Der nächste Film ist eine Reportage über die Op-Art-Ausstellung THE RESPONSIVE EYE (der Link inkludiert den Film), die 1965 im MoMa in New York stattfand. Gedreht wurde das von Brian de Palma, zu Wort kommen der Kurator William Seitz, weiters der enthusiasmierte Filmtheoretiker Rudolf Arnheim sowie diverse VernissagenbesucherInnen, unter ihnen David Hockney (der diese Art von Kunst übrigens nicht ausstehen kann). Eine spannende Momentaufnahme, besonders wenn man sie jetzt retrospektiv betrachtet.

Jetzt kommt ein sehr kurzer Film von Kurt Kren namens DAS FEST. Wackelige Zeitrafferaufnahmen und unscharfe Bilder mit einem Stimmengewirr auf der Tonebene beschreiben ein Fest im Museum für Angewandte Kunst. Satte Farben, Chaos und Lärm. „Die Trunkenheit des Publikums ist in Krens persönliche Filmsprache übersetzt.“ sagt das Viennale-Programm dazu. Mir bleibt das eher fremd, aber macht nichts.

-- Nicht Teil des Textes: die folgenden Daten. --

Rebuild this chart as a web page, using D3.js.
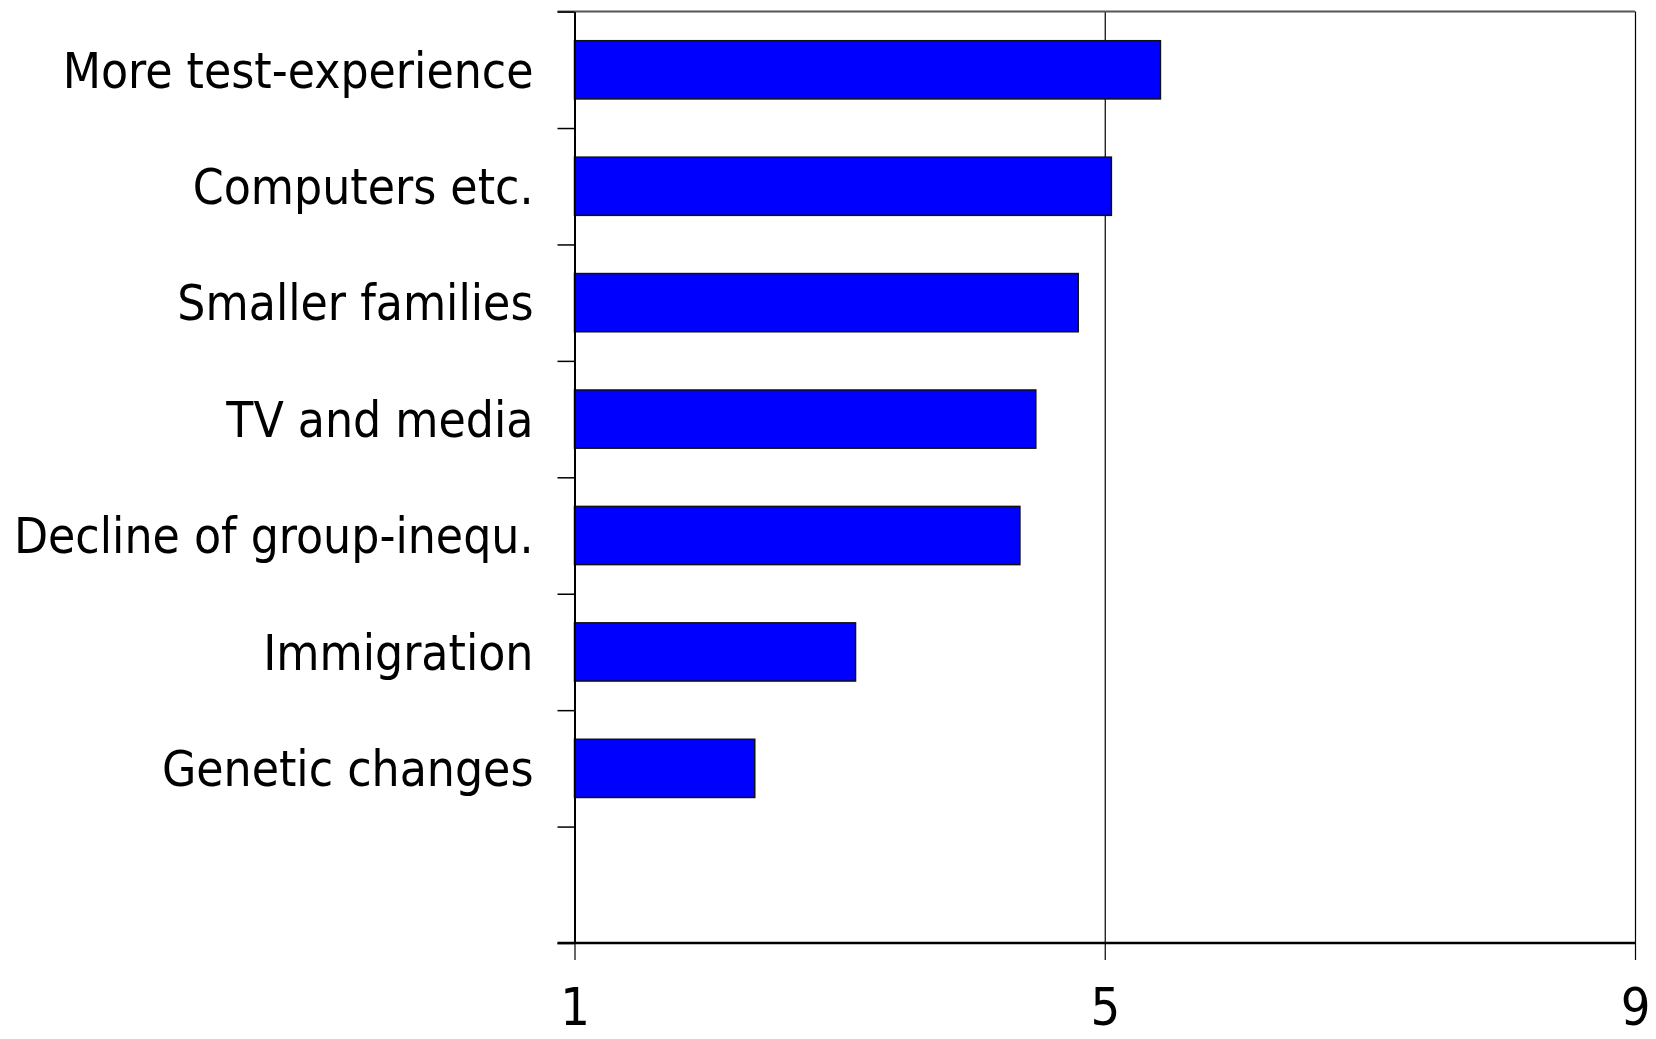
<!DOCTYPE html>
<html>
<head>
<meta charset="utf-8">
<script src="https://cdn.jsdelivr.net/npm/d3@7"></script>
<style>
  html, body { margin: 0; padding: 0; background: #fff; }
  svg { display: block; }
</style>
</head>
<body>
<svg id="chart"></svg>
<script>
// categories top to bottom, last slot stays empty
var categories = ["More test-experience", "Computers etc.", "Smaller families", "TV and media",
                  "Decline of group-inequ.", "Immigration", "Genetic changes"]
var values = [5.42, 5.05, 4.80, 4.48, 4.36, 3.12, 2.36]
var xTicks = [1, 5, 9]

var width = 1656
var height = 1039
var mLeft = 574.5, mRight = 1635, mTop = 11.6, mBottom = 943
var font = "'DejaVu Sans Condensed', 'DejaVu Sans', sans-serif"

var svg = d3.select("#chart").attr("width", width).attr("height", height)

var x = d3.scaleLinear().domain([1, 9]).range([mLeft, mRight])
var slots = categories.concat([""])
var y = d3.scaleBand().domain(d3.range(slots.length)).range([mTop, mBottom]).padding(0)
var yEdge = d3.scaleLinear().domain([0, slots.length]).range([mTop, mBottom])

// vertical gridlines at 5 and 9 (incl. little tick below)
svg.append("g")
    .attr("transform", `translate(0,${mBottom})`)
    .call(d3.axisBottom(x).tickValues(xTicks).tickSize(-(mBottom - mTop)).tickFormat(""))
    .call(g => g.select(".domain").remove())
    .call(g => g.selectAll("line").attr("stroke", "#000").attr("stroke-width", 1.2))

// top border
svg.append("line")
    .attr("x1", mLeft - 17).attr("x2", mRight)
    .attr("y1", mTop).attr("y2", mTop)
    .attr("stroke", "#555").attr("stroke-width", 2)

// bars
svg.append("g")
    .selectAll("rect")
    .data(values)
    .join("rect")
    .attr("x", x(1))
    .attr("y", (d, i) => y(i) + y.bandwidth() * 0.25)
    .attr("width", d => x(d) - x(1))
    .attr("height", y.bandwidth() * 0.5)
    .attr("fill", "#0000FF")
    .attr("stroke", "#111")
    .attr("stroke-width", 1.5)

// left axis with ticks between categories
svg.append("g")
    .attr("transform", `translate(${mLeft},0)`)
    .call(d3.axisLeft(yEdge).ticks(slots.length).tickSize(17).tickSizeOuter(0).tickFormat(""))
    .call(g => g.select(".domain").attr("stroke", "#000").attr("stroke-width", 2))
    .call(g => g.selectAll(".tick line").attr("stroke", "#000").attr("stroke-width", 1.5))

// category labels
svg.append("g")
    .selectAll("text")
    .data(categories)
    .join("text")
    .attr("x", mLeft - 41)
    .attr("y", (d, i) => y(i) + y.bandwidth() / 2)
    .attr("dy", "0.36em")
    .attr("text-anchor", "end")
    .style("font-family", font)
    .style("font-size", "49.3px")
    .text(d => d)

// bottom axis
svg.append("g")
    .attr("transform", `translate(0,${mBottom})`)
    .call(d3.axisBottom(x).tickValues(xTicks).tickSize(17).tickSizeOuter(0).tickPadding(28))
    .call(g => g.select(".domain").attr("stroke", "#000").attr("stroke-width", 2.5).attr("d", `M${mLeft - 17},0H${mRight}`))
    .call(g => g.selectAll(".tick line").attr("stroke", "#000").attr("stroke-width", 1.2))
    .call(g => g.selectAll(".tick text")
        .attr("fill", "#000")
        .style("font-family", font)
        .style("font-size", "52px"))
</script>
</body>
</html>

Zum Abschluss läuft der Dokumentarfilm DIE FÜHRUNG von René Frölke. Darin geht es um den Tag an dem der damalige deutsche Bundespräsident Horst Köhler 2008 die renommierte Hochschule für Gestaltung in Karlsruhe besucht. Die Werkstätten und Räume sind aus Sicherheitsgründen leer, bis auf einen Studenten der dem Bundespräsidenten und seiner Entourage eine Performance vorführen darf. Der Rektor Peter Sloderdijk, der Professor Peter Weibel und der Herr Bundespräsident bemühen sich um intelligente Konversation, versuchen sich teilweise in ihrer Argumentation zu übertrumpfen, sie sprechen von Realwirtschaft und von Kunst und interpretieren die Performance des einsamen Studenten auf eine Weise, dass dieser keine Antwort mehr parat hat. Eine entlarvende Groteske zwischen Männern (denn außer einer Sekretärin bleibt die Führung frauenlos) in sprichwörtlichen Führungspositionen, fokussiert durch eine konzentrierte Tonebene und sehr nahe schwarz-weiß-Bilder. DIE FÜHRUNG läuft nochmals am 28. und 29.10. im Rahmen eines anderen Kurzfilmprogramms, und ich empfehle es. Hier der Trailer:

Fußnote: Der erste Film zeigt dass die Brillenmode 1977 ganz abscheulich war und der zweite dass man 1965 sehr veritabel aufgeputzt zur Vernissage ins MoMa ging. Auch interessant.